▶ [INSTRUCTIONS FOR THE TASK]
Print the listing from its top line through the line containing "import pandas as pd", nothing more, and leave out the pictures.
═══ EXTRACTED MATERIAL ═══
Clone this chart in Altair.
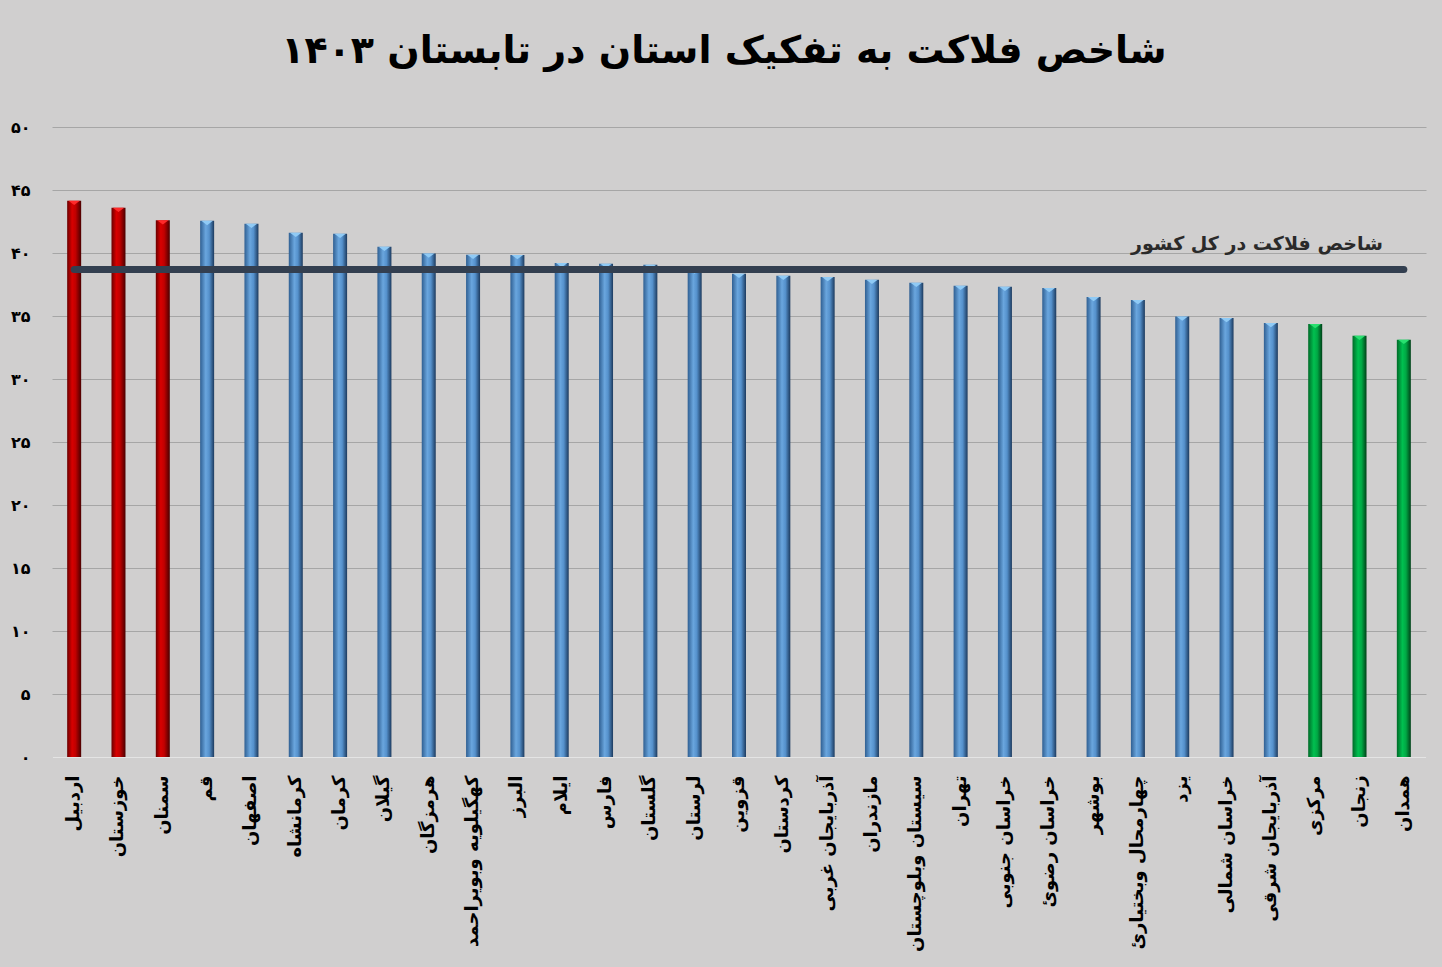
import json
import altair as alt
import pandas as pd

# ---------------- data ----------------
provinces = [
    "اردبیل", "خوزستان", "سمنان", "قم", "اصفهان", "کرمانشاه", "کرمان", "گیلان",
    "هرمزگان", "کهگیلویه وبویراحمد", "البرز", "ایلام", "فارس", "گلستان", "لرستان",
    "قزوین", "کردستان", "آذربایجان غربی", "مازندران", "سیستان وبلوچستان", "تهران",
    "خراسان جنوبی", "خراسان رضویٔ", "بوشهر", "چهارمحال وبختیاریٔ", "یزد",
    "خراسان شمالی", "آذربایجان شرقی", "مرکزی", "زنجان", "همدان",
]
misery_index = [
    44.15, 43.6, 42.6, 42.55, 42.33, 41.61, 41.53, 40.5,
    39.97, 39.87, 39.85, 39.2, 39.15, 39.07, 38.7,
    38.36, 38.2, 38.1, 37.88, 37.64, 37.4,
    37.33, 37.22, 36.51, 36.27, 34.97,
    34.84, 34.44, 34.37, 33.44, 33.12,
]
groups = ["top"] * 3 + ["mid"] * 25 + ["bottom"] * 3
national_value = 38.7
national_label = "شاخص فلاکت در کل کشور"
title_text = "شاخص فلاکت به تفکیک استان در تابستان ۱۴۰۳"
y_ticks = [0, 5, 10, 15, 20, 25, 30, 35, 40, 45, 50]
y_tick_labels = ["۰", "۵", "۱۰", "۱۵", "۲۰", "۲۵", "۳۰", "۳۵", "۴۰", "۴۵", "۵۰"]

df = pd.DataFrame({"province": provinces, "value": misery_index, "group": groups})
df_line = pd.DataFrame({
    "province": [provinces[0], provinces[-1]],
    "value": [national_value, national_value],
})
df_label = pd.DataFrame({"province": [provinces[-1]], "value": [national_value], "label": [national_label]})

FONT = "DejaVu Sans"

def grad(stops):
    return alt.Gradient(
        gradient="linear", x1=0, x2=1, y1=0, y2=0,
        stops=[alt.GradientStop(color=c, offset=o) for o, c in stops],
    )

palette = {
    "top": (grad([(0, "#6a0000"), (0.35, "#d80000"), (0.6, "#c00000"), (1, "#4a0000")]), "#ff2a2a"),
    "mid": (grad([(0, "#2f5f92"), (0.4, "#6aa6de"), (0.65, "#5591cc"), (1, "#1c3a5e")]), "#8fcaf5"),
    "bottom": (grad([(0, "#006a28"), (0.4, "#00c050"), (0.65, "#00a844"), (1, "#004018")]), "#29e070"),
}

x_enc = alt.X(
    "province:N", sort=provinces,
    scale=alt.Scale(paddingInner=0.1, paddingOuter=0.05),
    axis=alt.Axis(
        title=None, labelAngle=-90, labelFont=FONT, labelFontSize=18,
        labelFontWeight="bold", labelColor="#000000", labelPadding=18,
        labelLimit=400, labelOverlap=False, ticks=False, grid=False,
        domainColor="#e4e4e4", domainWidth=1,
    ),
)
label_expr = json.dumps(y_tick_labels, ensure_ascii=False) + "[round(datum.value / 5)]"
y_enc = alt.Y(
    "value:Q",
    scale=alt.Scale(domain=[0, 50], nice=False),
    axis=alt.Axis(
        title=None, values=y_ticks, labelExpr=label_expr, labelFont=FONT,
        labelFontSize=16, labelFontWeight="bold", labelColor="#000000",
        labelPadding=22, domain=False, ticks=False, grid=True,
        gridColor="#a6a6a6", gridWidth=1,
    ),
)

base = alt.Chart(df)
layers = []
for g, (fill, cap) in palette.items():
    layers.append(
        base.transform_filter(alt.datum.group == g)
        .mark_bar(size=14, color=fill)
        .encode(x=x_enc, y=y_enc)
    )
for g, (fill, cap) in palette.items():
    layers.append(
        base.transform_filter(alt.datum.group == g)
        .mark_point(shape="M-1,0L1,0L0,0.75Z", size=130, filled=True, color=cap, opacity=1)
        .encode(x=x_enc, y=y_enc)
    )

line = alt.Chart(df_line).mark_line(
    color="#333f50", strokeWidth=7, strokeCap="round"
).encode(x=x_enc, y=y_enc)

label = alt.Chart(df_label).mark_text(
    align="right", baseline="alphabetic", dx=-21, dy=-19,
    font=FONT, fontSize=19, fontWeight="bold", color="#2a2a2a",
).encode(x=x_enc, y=y_enc, text="label:N")

chart = alt.layer(*layers, line, label).properties(
    width=1374,
    height=630,
    background="#d0cfcf",
    padding={"left": 52, "top": 127, "right": 16, "bottom": 210},
    autosize=alt.AutoSizeParams(type="none"),
    title=alt.TitleParams(
        text=title_text, font=FONT, fontSize=38, fontWeight="bold",
        color="#000000", anchor="middle", offset=48, dx=-15,
    ),
).configure_view(stroke="transparent")

chart.save("out.html", embed_options={"renderer": "svg", "actions": False})
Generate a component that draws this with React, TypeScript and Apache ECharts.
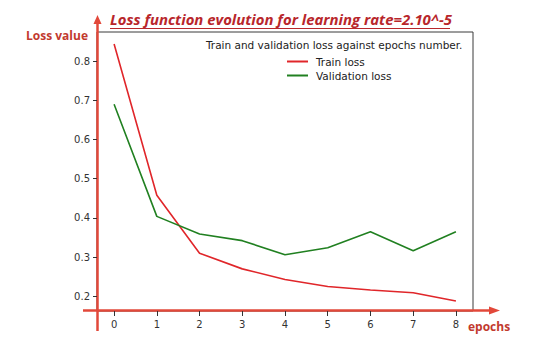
═══
▶ [RESPONSE FOR THIS EXERCISE]
Clone this chart in Altair.
import json
import altair as alt
import pandas as pd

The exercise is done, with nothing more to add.